Nobody who is at all acquainted with the social history of the eighteenth century in France, need be told that Mademoiselle Gautier had a long list of lovers,–for the most part, persons of quality, marshals, counts, and so forth. The only man, however, who really attached her to him, was an actor at the Theatre Francois, a famous player in his day, named Quinault Dufresne. Mademoiselle Gautier seems to have loved him with all the ardour of her naturally passionate disposition. At first, he returned her affection; but, as soon as she ventured to test the sincerity of his attachment by speaking of marriage, he cooled towards her immediately, and the connection between them was broken off. In all her former love-affairs, she had been noted for the high tone which she adopted towards her admirers, and for the despotic authority which she exercised over them even in her gayest moments. But the severance of her connection with Quinault Dufresne wounded her to her heart. She had loved the man so dearly, had made so many sacrifices for him, had counted so fondly on the devotion of her whole future life to him, that the first discovery of his coldness towards her broke her spirit at once and for ever. She fell into a condition of hopeless melancholy, looked back with remorse and horror at her past life, and abandoned the stage and the society in which she had lived, to end her days repentantly in the character of a Carmelite nun.

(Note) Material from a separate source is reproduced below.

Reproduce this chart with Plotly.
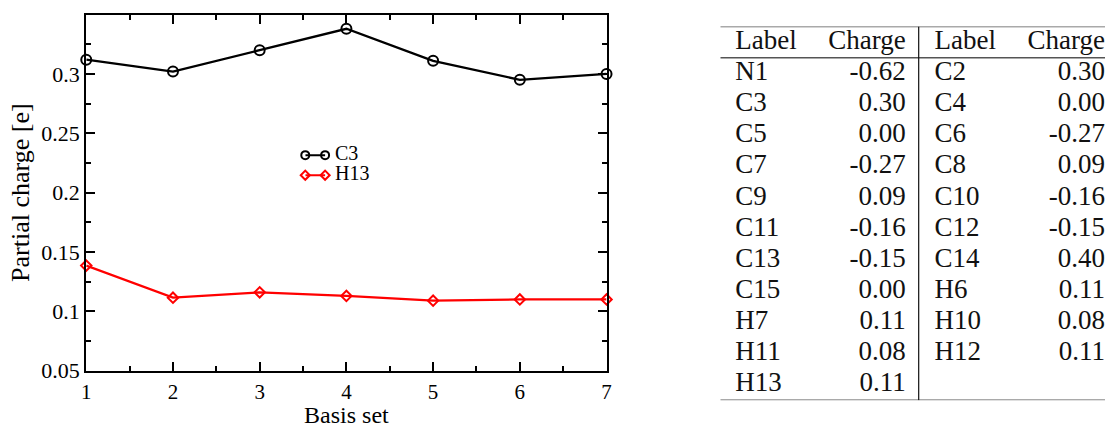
import plotly.graph_objects as go

# ---------------- data ----------------
BASIS_SETS = [1, 2, 3, 4, 5, 6, 7]
C3_CHARGE = [0.312, 0.302, 0.320, 0.338, 0.311, 0.295, 0.300]
H13_CHARGE = [0.1385, 0.1115, 0.116, 0.113, 0.109, 0.110, 0.110]
SERIES_NAMES = ["C3", "H13"]

X_TICKS = [1, 2, 3, 4, 5, 6, 7]
Y_TICKS = [0.05, 0.1, 0.15, 0.2, 0.25, 0.3]

TABLE_HEADER = ["Label", "Charge", "Label", "Charge"]
LABELS_LEFT = ["N1", "C3", "C5", "C7", "C9", "C11", "C13", "C15", "H7", "H11", "H13"]
CHARGES_LEFT = [-0.62, 0.30, 0.00, -0.27, 0.09, -0.16, -0.15, 0.00, 0.11, 0.08, 0.11]
LABELS_RIGHT = ["C2", "C4", "C6", "C8", "C10", "C12", "C14", "H6", "H10", "H12"]
CHARGES_RIGHT = [0.30, 0.00, -0.27, 0.09, -0.16, -0.15, 0.40, 0.11, 0.08, 0.11]

# ---------------- styles / layout ----------------
W, H = 1110, 428
FONT = "Liberation Serif"
COLORS = ["#000000", "#ff0000"]
SYMBOLS = ["circle-open", "diamond-open"]
MSIZE = [10, 8]
LEG_MSIZE = [8, 7]


def px_x(a, b):
    return [a / W, b / W]


def px_y(top, bottom):
    return [(H - bottom) / H, (H - top) / H]


fig = go.Figure()

# main chart
for name, vals, col, sym, ms in zip(SERIES_NAMES, [C3_CHARGE, H13_CHARGE], COLORS, SYMBOLS, MSIZE):
    fig.add_trace(go.Scatter(
        x=BASIS_SETS, y=vals, name=name, mode="lines+markers",
        line=dict(color=col, width=2.3),
        marker=dict(symbol=sym, size=ms, color=col, line=dict(color=col, width=2)),
        showlegend=False, xaxis="x", yaxis="y", cliponaxis=False,
    ))

# custom legend (marker-line-marker sample) on a hidden axis (1 unit = 20 px)
for i, (name, col, sym, ms) in enumerate(zip(SERIES_NAMES, COLORS, SYMBOLS, LEG_MSIZE)):
    fig.add_trace(go.Scatter(
        x=[0, 1], y=[-i, -i], mode="lines+markers",
        line=dict(color=col, width=2),
        marker=dict(symbol=sym, size=ms, color=col, line=dict(color=col, width=2)),
        showlegend=False, xaxis="x3", yaxis="y3", cliponaxis=False, hoverinfo="skip",
    ))
fig.add_trace(go.Scatter(
    x=[1.5] * len(SERIES_NAMES), y=[-i for i in range(len(SERIES_NAMES))],
    mode="text", text=SERIES_NAMES, textposition="middle right",
    textfont=dict(family=FONT, size=20, color="#000"),
    showlegend=False, xaxis="x3", yaxis="y3", cliponaxis=False, hoverinfo="skip",
))

# table as text on hidden axes (x in px offset from table origin, y = row index)
COL_LEFT1, COL_RIGHT1, COL_LEFT2, COL_RIGHT2 = 37, 209, 238, 410
n_left = len(LABELS_LEFT)
rows_left = list(range(1, n_left + 1))
rows_right = list(range(1, len(LABELS_RIGHT) + 1))
tfont = dict(family=FONT, size=27, color="#111")


def fmt(v):
    return f"{v:.2f}"


def text_trace(xs, ys, texts, pos):
    return go.Scatter(x=xs, y=ys, mode="text", text=texts, textposition=pos,
                      textfont=tfont, showlegend=False, xaxis="x2", yaxis="y2",
                      cliponaxis=False, hoverinfo="skip")


# header
fig.add_trace(text_trace([COL_LEFT1, COL_LEFT2], [0, 0], [TABLE_HEADER[0], TABLE_HEADER[2]], "middle right"))
fig.add_trace(text_trace([COL_RIGHT1, COL_RIGHT2], [0, 0], [TABLE_HEADER[1], TABLE_HEADER[3]], "middle left"))
# body
fig.add_trace(text_trace([COL_LEFT1] * n_left, rows_left, LABELS_LEFT, "middle right"))
fig.add_trace(text_trace([COL_RIGHT1] * n_left, rows_left, [fmt(v) for v in CHARGES_LEFT], "middle left"))
fig.add_trace(text_trace([COL_LEFT2] * len(LABELS_RIGHT), rows_right, LABELS_RIGHT, "middle right"))
fig.add_trace(text_trace([COL_RIGHT2] * len(LABELS_RIGHT), rows_right, [fmt(v) for v in CHARGES_RIGHT], "middle left"))

rule = dict(color="#555", width=1.3)
shapes = []
for yy in [-0.5, 0.5, n_left + 0.5]:
    shapes.append(dict(type="line", xref="x2", yref="y2", x0=22, x1=410, y0=yy, y1=yy, line=rule))
shapes.append(dict(type="line", xref="x2", yref="y2", x0=222, x1=222, y0=-0.5, y1=n_left + 0.5,
                   line=dict(color="#111", width=1.2)))

axis_common = dict(
    showgrid=False, zeroline=False, showline=True, linecolor="#000", linewidth=2,
    mirror="allticks", ticks="inside", ticklen=9, tickwidth=1.5, tickcolor="#000",
)

fig.update_layout(
    width=W, height=H, margin=dict(l=0, r=0, t=0, b=0),
    paper_bgcolor="white", plot_bgcolor="white",
    font=dict(family=FONT, color="#000"),
    showlegend=False,
    xaxis=dict(domain=px_x(82, 607), range=[1, 7], tickmode="array", tickvals=X_TICKS,
               tickfont=dict(family=FONT, size=21, color="#000"),
               minor=dict(dtick=0.5, tick0=1, ticks="inside", ticklen=5, tickwidth=1.5,
                          tickcolor="#000", showgrid=False),
               title=dict(text="Basis set", font=dict(family=FONT, size=24, color="#000"), standoff=5),
               ticklabelstandoff=1,
               anchor="y", **axis_common),
    yaxis=dict(domain=px_y(15, 382.3), range=[0.05, 0.35], tickmode="array", tickvals=Y_TICKS,
               tickfont=dict(family=FONT, size=22, color="#000"),
               minor=dict(dtick=0.025, tick0=0.05, ticks="inside", ticklen=5, tickwidth=1.5,
                          tickcolor="#000", showgrid=False),
               title=dict(text="Partial charge [e]", font=dict(family=FONT, size=26, color="#000"),
                          standoff=4),
               anchor="x", **axis_common),
    xaxis2=dict(domain=px_x(700, 1110), range=[0, 410], visible=False, anchor="y2"),
    yaxis2=dict(domain=px_y(27.45, 412.75), range=[n_left + 0.5, -0.5], visible=False, anchor="x2"),
    xaxis3=dict(domain=px_x(303, 403), range=[0, 5], visible=False, anchor="y3"),
    yaxis3=dict(domain=px_y(149.65, 191.05), range=[-1.5, 0.5], visible=False, anchor="x3"),
    shapes=shapes,
)

fig.write_html("out.html")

So far, her history is the history of hundreds of other women before her time and after it. The prominent interest of her life, for the student of human nature, lies in the story of her conversion, as told by herself. The greater part of the narrative–every page of which is more or less characteristic of the Frenchwoman of the eighteenth century–may be given, with certain suppressions and abridgments, in her own words. The reader will observe, at the outset, one curious fact. Mademoiselle Gautier does not so much as hint at the influence which the loss of her lover had in disposing her mind to reflect on serious subjects. She describes her conversion as if it had taken its rise in a sudden inspiration from Heaven. Even the name of Quinault Dufresne is not once mentioned from one end of her narrative to the other.